Ecclesiastical Insurance and other specialist faith sector insurers are increasingly asking about security governance as part of the underwriting process. A documented security lead, written procedures, and evidence of staff training reduce insurance risk. The cost of getting this right is modest. The cost of not having it in place after an incident is not.

FAQ

Frequently Asked Questions

Yes. The Terrorism (Protection of Premises) Act 2024 applies to venues with a capacity of 200 or more people. Standard duty applies at 200 to 799 capacity. Enhanced duty applies at 800 and above. Most large churches, cathedrals, mosques, and synagogues will fall within at least the Standard tier. Capacity is calculated on the maximum number of persons who could lawfully be present, not typical weekly attendance.

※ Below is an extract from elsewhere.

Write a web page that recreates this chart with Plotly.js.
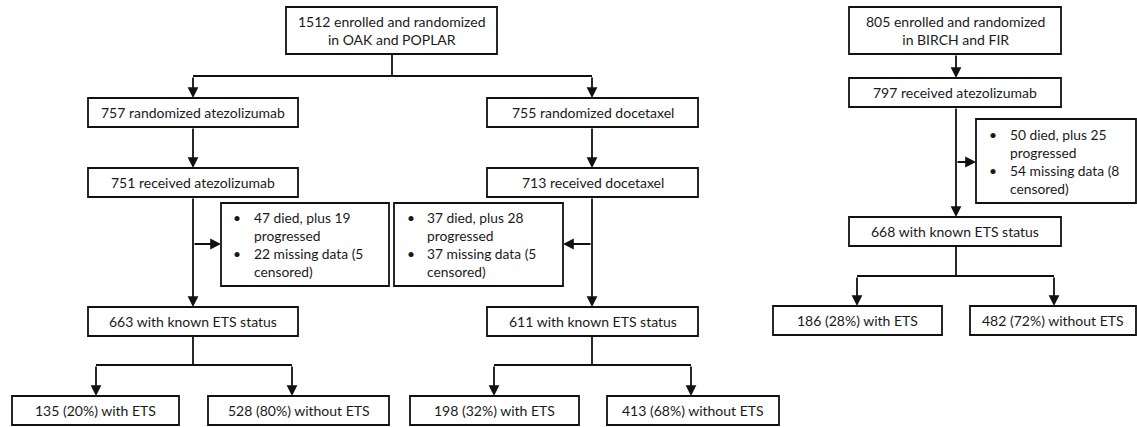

The Community Security Trust is a UK charity that protects the British Jewish community from antisemitism and terrorism. It provides venue security assessments, volunteer guard training for over 4,000 trained volunteers deployed across synagogues and Jewish schools, dedicated incident reporting lines, and direct liaison with the Metropolitan Police and CTPHQ. Similar community organisations include the Muslim Safety Forum and Faith Associates.

SeCTor (Security of Crowded Places Training for Officers and Religious leaders) is a free Counter Terrorism Police programme offering bespoke security advice and training to places of worship. A Counter Terrorism Security Adviser visits the venue, conducts a physical security assessment, briefs leadership on current threat methodologies, and recommends practical mitigations. Any UK faith venue can request a visit via their local Counter Terrorism Police unit or NPSA ProtectUK.

Open access is the defining constraint for faith venue security. Risk-proportionate measures that do not require entry screening include trained congregation marshals, CCTV covering entry points, bag check protocols for high-risk occasions such as major holy days, hostile vehicle mitigation for street-frontage venues, and surveillance detection at high-attendance events. The goal is observation without confrontation, and a clear reporting chain for concerns.

Enhanced-tier venues (800-plus capacity) must produce written terrorism protection procedures, test them through exercises, and retain records of training and testing. Standard-tier venues (200 to 799) must ensure staff and volunteers complete counter-terrorism awareness training – Action Counters Terrorism (ACT) training is available free via NPSA ProtectUK. Both tiers benefit from maintaining an incident log and a named security lead even where not legally required.